As an avid figure modeler, I was given the opportunity to examine this new paint set by Ammo, which replicates the rather fiddly camouflage pattern often seen on modern Russian infantry. As an avowed enamel/oil paint aficionado, I thought it would be interesting to examine this acrylic set from my own jaundiced perspective.
To try out these paints, I elected to use a rather crude figure from my collection, the argument being it’s easy to make a good figure look good, but somewhat more challenging to get the same results from a poor figure. The uniform is not exactly right, but I was more interested in giving these paints a good test than in creating something to add to my collection.
To give the overlay paints some “tooth” I airbrushed a coat of light grey lacquer primer onto the figure first. This primer coat was allowed to dry for several days.
The Ammo paint set consists of four 17ml bottles (roughly half an ounce), the colors being the underlay green followed by a darker overlay green and a red-brown, as well as a black paint to use for outlining. I wanted to get more of a range than that, so I used some tube acrylics obtained from an art store for lighter shades. The Ammo paint mixed exceedingly well with these tube paints, so I had no problem doing a bit of light shading of the underlay green.
On figures with complex camouflage, my typical approach is to figure out what the underlay color is, and fully shade the figure as if that is the only uniform color. Then I use thinned overlay colors so that the shading beneath is still visible. I decided to use this approach on this figure.
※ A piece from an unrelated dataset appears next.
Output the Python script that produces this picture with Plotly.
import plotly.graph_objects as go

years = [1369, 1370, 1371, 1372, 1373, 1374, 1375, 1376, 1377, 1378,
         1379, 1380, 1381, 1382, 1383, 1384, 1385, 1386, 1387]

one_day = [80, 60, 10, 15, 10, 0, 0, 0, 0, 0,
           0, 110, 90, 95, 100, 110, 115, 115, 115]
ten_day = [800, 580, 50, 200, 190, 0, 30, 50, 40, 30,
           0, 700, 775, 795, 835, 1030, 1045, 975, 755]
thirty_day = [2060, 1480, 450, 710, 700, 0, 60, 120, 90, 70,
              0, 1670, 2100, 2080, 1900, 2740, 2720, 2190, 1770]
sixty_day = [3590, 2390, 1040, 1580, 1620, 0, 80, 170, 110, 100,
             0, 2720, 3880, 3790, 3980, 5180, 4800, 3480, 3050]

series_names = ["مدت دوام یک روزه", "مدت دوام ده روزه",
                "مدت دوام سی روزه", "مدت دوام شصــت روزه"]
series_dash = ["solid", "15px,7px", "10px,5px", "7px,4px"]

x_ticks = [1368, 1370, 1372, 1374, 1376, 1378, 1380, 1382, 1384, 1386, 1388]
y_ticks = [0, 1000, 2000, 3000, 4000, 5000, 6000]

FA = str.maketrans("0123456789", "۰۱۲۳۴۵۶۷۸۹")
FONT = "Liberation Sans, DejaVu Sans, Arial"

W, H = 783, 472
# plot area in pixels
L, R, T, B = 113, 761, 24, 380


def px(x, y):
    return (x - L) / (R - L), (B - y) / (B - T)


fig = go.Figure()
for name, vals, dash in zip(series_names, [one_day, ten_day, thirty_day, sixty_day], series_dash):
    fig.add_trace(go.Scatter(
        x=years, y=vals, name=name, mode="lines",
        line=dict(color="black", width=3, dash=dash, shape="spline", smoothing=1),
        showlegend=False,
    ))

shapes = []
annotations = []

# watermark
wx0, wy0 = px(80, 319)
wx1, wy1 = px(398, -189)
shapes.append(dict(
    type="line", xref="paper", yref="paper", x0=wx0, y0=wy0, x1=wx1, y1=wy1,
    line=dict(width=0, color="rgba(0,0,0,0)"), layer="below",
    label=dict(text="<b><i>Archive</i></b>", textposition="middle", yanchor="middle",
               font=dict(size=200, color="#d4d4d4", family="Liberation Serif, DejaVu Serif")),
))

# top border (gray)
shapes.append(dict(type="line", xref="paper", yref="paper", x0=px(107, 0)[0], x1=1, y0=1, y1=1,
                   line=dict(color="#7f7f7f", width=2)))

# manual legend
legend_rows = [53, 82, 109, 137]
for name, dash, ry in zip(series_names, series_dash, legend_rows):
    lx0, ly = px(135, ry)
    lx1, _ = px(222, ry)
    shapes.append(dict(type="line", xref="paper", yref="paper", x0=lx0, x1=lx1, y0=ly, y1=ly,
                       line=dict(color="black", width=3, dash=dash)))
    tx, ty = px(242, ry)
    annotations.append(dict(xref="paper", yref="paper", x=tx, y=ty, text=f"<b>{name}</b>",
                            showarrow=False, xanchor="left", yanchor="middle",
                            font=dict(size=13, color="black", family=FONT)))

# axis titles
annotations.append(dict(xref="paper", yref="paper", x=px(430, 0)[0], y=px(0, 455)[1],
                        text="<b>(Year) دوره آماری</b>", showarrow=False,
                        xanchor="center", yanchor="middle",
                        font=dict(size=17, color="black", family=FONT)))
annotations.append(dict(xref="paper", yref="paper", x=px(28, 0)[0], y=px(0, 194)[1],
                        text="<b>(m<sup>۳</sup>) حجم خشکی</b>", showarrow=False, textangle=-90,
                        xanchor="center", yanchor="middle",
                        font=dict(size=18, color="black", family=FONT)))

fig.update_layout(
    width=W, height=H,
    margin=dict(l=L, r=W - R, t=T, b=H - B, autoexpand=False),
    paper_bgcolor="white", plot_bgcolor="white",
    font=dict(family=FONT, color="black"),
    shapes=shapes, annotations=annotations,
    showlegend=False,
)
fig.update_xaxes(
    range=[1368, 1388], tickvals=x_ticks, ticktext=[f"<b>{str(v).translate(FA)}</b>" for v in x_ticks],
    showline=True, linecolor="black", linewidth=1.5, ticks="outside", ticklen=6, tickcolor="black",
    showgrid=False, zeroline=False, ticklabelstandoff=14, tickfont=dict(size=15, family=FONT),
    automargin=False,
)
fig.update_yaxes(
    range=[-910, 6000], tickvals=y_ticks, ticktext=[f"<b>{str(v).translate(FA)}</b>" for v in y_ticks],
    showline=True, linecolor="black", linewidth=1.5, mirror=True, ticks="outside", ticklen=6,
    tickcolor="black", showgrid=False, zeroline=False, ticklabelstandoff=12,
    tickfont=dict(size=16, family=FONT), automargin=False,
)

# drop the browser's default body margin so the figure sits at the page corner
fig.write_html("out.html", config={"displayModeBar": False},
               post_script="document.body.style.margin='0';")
The Ammo paint proved to be less opaque than I am accustomed to, which was most noticeable during my initial application. However, mixing it with the art acrylics seemed to rectify this issue. The base coat dried to a slight eggshell finish but looked quite acceptable. As I tend to apply a flat coat to my figures on completion, I did not consider this a problem.
It was on the application of the overlay green and red-brown where the somewhat translucent nature of the paint turned out to be an advantage, permitting the underlying shading to show through without the usual paint thinning I do with enamels. For this camouflage pattern, the overlay consists mostly of small irregular speckles liberally applied. This worked out quite well. The black which I had previously employed to outline pockets, and such also showed effectively through this overlay.
As a final touch (and this is just me) I used a bit of light tan acrylic from a tube to do some highlighting of edges, as I found the straight black outlining to be a bit harsh. The result was quite satisfactory for such a crude figure, and the paint did the trick better than I’d initially expected.
All in all, I am still not an avid fan of acrylics, though I have certainly seen some spectacular results with this medium. The Ammo paints did as advertised and replicated the pictures of Russian soldiers I’ve seen on the internet well, limited only by my own painting skills. There is not any reason a good figure modeler cannot get outstanding results from this figure paint set. If this is representative of Ammo’s line of figure paints, they really seem to be good value for the money. I heartily recommend them.
My thanks to Mig Jimenez for a chance to test out these paints, and to IPMS/USA for trusting me to do them justice.